** What you should do **
Return all of the data exactly, with nothing left out but the pictures.

** Provided material **

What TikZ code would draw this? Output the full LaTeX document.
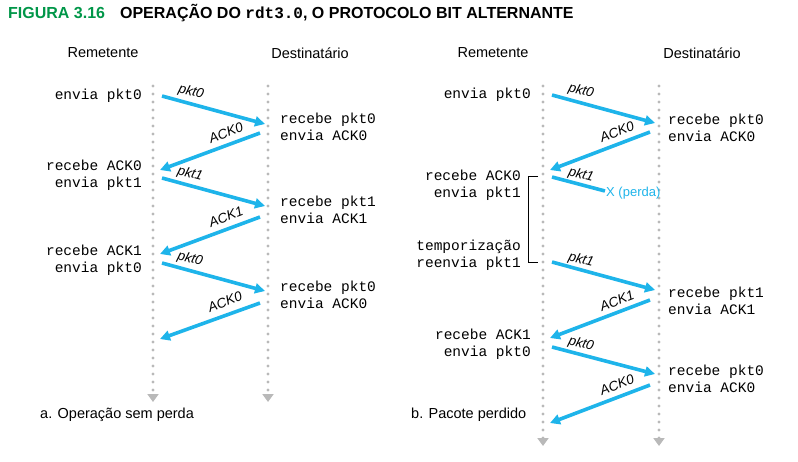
\documentclass[tikz,border=0pt]{standalone}
\usepackage{fontspec}
\setmainfont{Liberation Sans}
\setsansfont{Liberation Sans}
\setmonofont{Liberation Mono}
\usetikzlibrary{arrows.meta}
\definecolor{pktblue}{RGB}{30,180,234}
\definecolor{figgreen}{RGB}{0,150,72}
\definecolor{lifegray}{RGB}{185,185,185}
\begin{document}
\begin{tikzpicture}[x=1pt,y=-1pt,
    life/.style={lifegray,line width=3.4pt,line cap=round,dash pattern=on 0pt off 8pt,
      -{Triangle[length=8pt,width=11pt,line cap=butt]}},
    msg/.style={pktblue,line width=3.6pt,-{Triangle[length=10pt,width=10pt]}},
    lbl/.style={font=\fontsize{13.5}{15}\selectfont\itshape,inner sep=0pt},
    host/.style={font=\fontsize{14.5}{17}\selectfont,inner sep=0pt},
    sndr/.style={font=\fontsize{14.5}{16.5}\selectfont\ttfamily,align=right,anchor=east,inner sep=0pt},
    rcvr/.style={font=\fontsize{14.5}{16.5}\selectfont\ttfamily,align=left,anchor=west,inner sep=0pt},
    capt/.style={font=\fontsize{14.5}{17}\selectfont,anchor=west,inner sep=0pt}]
  \useasboundingbox (0,0) rectangle (798,461);
  % titulo
  \node[anchor=west,inner sep=0pt,font=\fontsize{16}{18}\selectfont\bfseries] (title) at (8,13)
    {\textcolor{figgreen}{FIGURA 3.16}\hspace{15pt}OPERAÇÃO DO \texttt{rdt3.0}, O PROTOCOLO BIT ALTERNANTE};
  % a. operacao sem perda
  \node[host] (remA) at (103,53) {Remetente};
  \node[host] (desA) at (310,53) {Destinatário};
  \coordinate (sA0) at (153,86);  \coordinate (sA1) at (153,402);
  \coordinate (rA0) at (268,86);  \coordinate (rA1) at (268,402);
  \draw[life] (sA0) -- (sA1);
  \draw[life] (rA0) -- (rA1);
  \node[sndr] (sa1) at (142,96) {envia pkt0};
  \node[rcvr] (ra1) at (280,127) {recebe pkt0\\envia ACK0};
  \node[sndr] (sa2) at (142,175) {recebe ACK0\\envia pkt1};
  \node[rcvr] (ra2) at (280,210) {recebe pkt1\\envia ACK1};
  \node[sndr] (sa3) at (142,260) {recebe ACK1\\envia pkt0};
  \node[rcvr] (ra3) at (280,295) {recebe pkt0\\envia ACK0};
  \coordinate (a1) at (162,96);  \coordinate (a2) at (265,124);
  \coordinate (a3) at (260,133); \coordinate (a4) at (160,170);
  \coordinate (a5) at (162,178); \coordinate (a6) at (265,206);
  \coordinate (a7) at (260,217); \coordinate (a8) at (160,254);
  \coordinate (a9) at (162,263); \coordinate (a10) at (265,291);
  \coordinate (a11) at (260,303);\coordinate (a12) at (160,339);
  \draw[msg] (a1) -- (a2);
  \draw[msg] (a3) -- (a4);
  \draw[msg] (a5) -- (a6);
  \draw[msg] (a7) -- (a8);
  \draw[msg] (a9) -- (a10);
  \draw[msg] (a11) -- (a12);
  \node[lbl,rotate=-15] (la1) at (191,92) {pkt0};
  \node[lbl,rotate=21] (la2) at (226,133) {ACK0};
  \node[lbl,rotate=-15] (la3) at (190,174) {pkt1};
  \node[lbl,rotate=21] (la4) at (226,217) {ACK1};
  \node[lbl,rotate=-15] (la5) at (190,259) {pkt0};
  \node[lbl,rotate=21] (la6) at (225,302) {ACK0};
  \node[capt] (capA) at (40,415) {a. Operação sem perda};
  % b. pacote perdido
  \node[host] (remB) at (493,53) {Remetente};
  \node[host] (desB) at (702,53) {Destinatário};
  \coordinate (sB0) at (543,86);  \coordinate (sB1) at (543,446);
  \coordinate (rB0) at (659,86);  \coordinate (rB1) at (659,446);
  \draw[life] (sB0) -- (sB1);
  \draw[life] (rB0) -- (rB1);
  \node[sndr] (sb1) at (531,95) {envia pkt0};
  \node[rcvr] (rb1) at (668,128) {recebe pkt0\\envia ACK0};
  \node[sndr] (sb2) at (521,185) {recebe ACK0\\envia pkt1};
  \node[sndr] (sb3) at (521,255) {temporização\\reenvia pkt1};
  \node[rcvr] (rb2) at (668,301) {recebe pkt1\\envia ACK1};
  \node[sndr] (sb4) at (531,344) {recebe ACK1\\envia pkt0};
  \node[rcvr] (rb3) at (668,379) {recebe pkt0\\envia ACK0};
  \coordinate (b1) at (552,95);  \coordinate (b2) at (655,123);
  \coordinate (b3) at (650,132); \coordinate (b4) at (550,170);
  \coordinate (b5) at (552,177); \coordinate (b6) at (605,191);
  \coordinate (b7) at (552,262); \coordinate (b8) at (655,290);
  \coordinate (b9) at (650,300); \coordinate (b10) at (550,338);
  \coordinate (b11) at (552,347);\coordinate (b12) at (655,374);
  \coordinate (b13) at (650,385);\coordinate (b14) at (550,423);
  \draw[msg] (b1) -- (b2);
  \draw[msg] (b3) -- (b4);
  \draw[msg,-] (b5) -- (b6);
  \draw[msg] (b7) -- (b8);
  \draw[msg] (b9) -- (b10);
  \draw[msg] (b11) -- (b12);
  \draw[msg] (b13) -- (b14);
  \node[anchor=west,inner sep=0pt,pktblue,font=\fontsize{13}{15}\selectfont] (lost) at (606,193) {X (perda)};
  \node[lbl,rotate=-15] (lb1) at (581,91) {pkt0};
  \node[lbl,rotate=21] (lb2) at (617,132) {ACK0};
  \node[lbl,rotate=-15] (lb3) at (581,175) {pkt1};
  \node[lbl,rotate=-15] (lb4) at (581,260) {pkt1};
  \node[lbl,rotate=21] (lb5) at (617,301) {ACK1};
  \node[lbl,rotate=-15] (lb6) at (581,344) {pkt0};
  \node[lbl,rotate=21] (lb7) at (617,385) {ACK0};
  \coordinate (tm0) at (538,176); \coordinate (tm1) at (538,262);
  \draw[line width=0.8pt] (tm0) -- ++(-10,0) |- (tm1);
  \node[capt] (capB) at (411,415) {b. Pacote perdido};
\end{tikzpicture}
\end{document}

** Task response **
What TikZ code would draw this? Output the full LaTeX document.
\documentclass[tikz,border=0pt]{standalone}
\usepackage{fontspec}
\setmainfont{Liberation Sans}
\setsansfont{Liberation Sans}
\setmonofont{Liberation Mono}
\usetikzlibrary{arrows.meta}
\definecolor{pktblue}{RGB}{30,180,234}
\definecolor{figgreen}{RGB}{0,150,72}
\definecolor{lifegray}{RGB}{185,185,185}
\begin{document}
\begin{tikzpicture}[x=1pt,y=-1pt,
    life/.style={lifegray,line width=3.4pt,line cap=round,dash pattern=on 0pt off 8pt,
      -{Triangle[length=8pt,width=11pt,line cap=butt]}},
    msg/.style={pktblue,line width=3.6pt,-{Triangle[length=10pt,width=10pt]}},
    lbl/.style={font=\fontsize{13.5}{15}\selectfont\itshape,inner sep=0pt},
    host/.style={font=\fontsize{14.5}{17}\selectfont,inner sep=0pt},
    sndr/.style={font=\fontsize{14.5}{16.5}\selectfont\ttfamily,align=right,anchor=east,inner sep=0pt},
    rcvr/.style={font=\fontsize{14.5}{16.5}\selectfont\ttfamily,align=left,anchor=west,inner sep=0pt},
    capt/.style={font=\fontsize{14.5}{17}\selectfont,anchor=west,inner sep=0pt}]
  \useasboundingbox (0,0) rectangle (798,461);
  % titulo
  \node[anchor=west,inner sep=0pt,font=\fontsize{16}{18}\selectfont\bfseries] (title) at (8,13)
    {\textcolor{figgreen}{FIGURA 3.16}\hspace{15pt}OPERAÇÃO DO \texttt{rdt3.0}, O PROTOCOLO BIT ALTERNANTE};
  % a. operacao sem perda
  \node[host] (remA) at (103,53) {Remetente};
  \node[host] (desA) at (310,53) {Destinatário};
  \coordinate (sA0) at (153,86);  \coordinate (sA1) at (153,402);
  \coordinate (rA0) at (268,86);  \coordinate (rA1) at (268,402);
  \draw[life] (sA0) -- (sA1);
  \draw[life] (rA0) -- (rA1);
  \node[sndr] (sa1) at (142,96) {envia pkt0};
  \node[rcvr] (ra1) at (280,127) {recebe pkt0\\envia ACK0};
  \node[sndr] (sa2) at (142,175) {recebe ACK0\\envia pkt1};
  \node[rcvr] (ra2) at (280,210) {recebe pkt1\\envia ACK1};
  \node[sndr] (sa3) at (142,260) {recebe ACK1\\envia pkt0};
  \node[rcvr] (ra3) at (280,295) {recebe pkt0\\envia ACK0};
  \coordinate (a1) at (162,96);  \coordinate (a2) at (265,124);
  \coordinate (a3) at (260,133); \coordinate (a4) at (160,170);
  \coordinate (a5) at (162,178); \coordinate (a6) at (265,206);
  \coordinate (a7) at (260,217); \coordinate (a8) at (160,254);
  \coordinate (a9) at (162,263); \coordinate (a10) at (265,291);
  \coordinate (a11) at (260,303);\coordinate (a12) at (160,339);
  \draw[msg] (a1) -- (a2);
  \draw[msg] (a3) -- (a4);
  \draw[msg] (a5) -- (a6);
  \draw[msg] (a7) -- (a8);
  \draw[msg] (a9) -- (a10);
  \draw[msg] (a11) -- (a12);
  \node[lbl,rotate=-15] (la1) at (191,92) {pkt0};
  \node[lbl,rotate=21] (la2) at (226,133) {ACK0};
  \node[lbl,rotate=-15] (la3) at (190,174) {pkt1};
  \node[lbl,rotate=21] (la4) at (226,217) {ACK1};
  \node[lbl,rotate=-15] (la5) at (190,259) {pkt0};
  \node[lbl,rotate=21] (la6) at (225,302) {ACK0};
  \node[capt] (capA) at (40,415) {a. Operação sem perda};
  % b. pacote perdido
  \node[host] (remB) at (493,53) {Remetente};
  \node[host] (desB) at (702,53) {Destinatário};
  \coordinate (sB0) at (543,86);  \coordinate (sB1) at (543,446);
  \coordinate (rB0) at (659,86);  \coordinate (rB1) at (659,446);
  \draw[life] (sB0) -- (sB1);
  \draw[life] (rB0) -- (rB1);
  \node[sndr] (sb1) at (531,95) {envia pkt0};
  \node[rcvr] (rb1) at (668,128) {recebe pkt0\\envia ACK0};
  \node[sndr] (sb2) at (521,185) {recebe ACK0\\envia pkt1};
  \node[sndr] (sb3) at (521,255) {temporização\\reenvia pkt1};
  \node[rcvr] (rb2) at (668,301) {recebe pkt1\\envia ACK1};
  \node[sndr] (sb4) at (531,344) {recebe ACK1\\envia pkt0};
  \node[rcvr] (rb3) at (668,379) {recebe pkt0\\envia ACK0};
  \coordinate (b1) at (552,95);  \coordinate (b2) at (655,123);
  \coordinate (b3) at (650,132); \coordinate (b4) at (550,170);
  \coordinate (b5) at (552,177); \coordinate (b6) at (605,191);
  \coordinate (b7) at (552,262); \coordinate (b8) at (655,290);
  \coordinate (b9) at (650,300); \coordinate (b10) at (550,338);
  \coordinate (b11) at (552,347);\coordinate (b12) at (655,374);
  \coordinate (b13) at (650,385);\coordinate (b14) at (550,423);
  \draw[msg] (b1) -- (b2);
  \draw[msg] (b3) -- (b4);
  \draw[msg,-] (b5) -- (b6);
  \draw[msg] (b7) -- (b8);
  \draw[msg] (b9) -- (b10);
  \draw[msg] (b11) -- (b12);
  \draw[msg] (b13) -- (b14);
  \node[anchor=west,inner sep=0pt,pktblue,font=\fontsize{13}{15}\selectfont] (lost) at (606,193) {X (perda)};
  \node[lbl,rotate=-15] (lb1) at (581,91) {pkt0};
  \node[lbl,rotate=21] (lb2) at (617,132) {ACK0};
  \node[lbl,rotate=-15] (lb3) at (581,175) {pkt1};
  \node[lbl,rotate=-15] (lb4) at (581,260) {pkt1};
  \node[lbl,rotate=21] (lb5) at (617,301) {ACK1};
  \node[lbl,rotate=-15] (lb6) at (581,344) {pkt0};
  \node[lbl,rotate=21] (lb7) at (617,385) {ACK0};
  \coordinate (tm0) at (538,176); \coordinate (tm1) at (538,262);
  \draw[line width=0.8pt] (tm0) -- ++(-10,0) |- (tm1);
  \node[capt] (capB) at (411,415) {b. Pacote perdido};
\end{tikzpicture}
\end{document}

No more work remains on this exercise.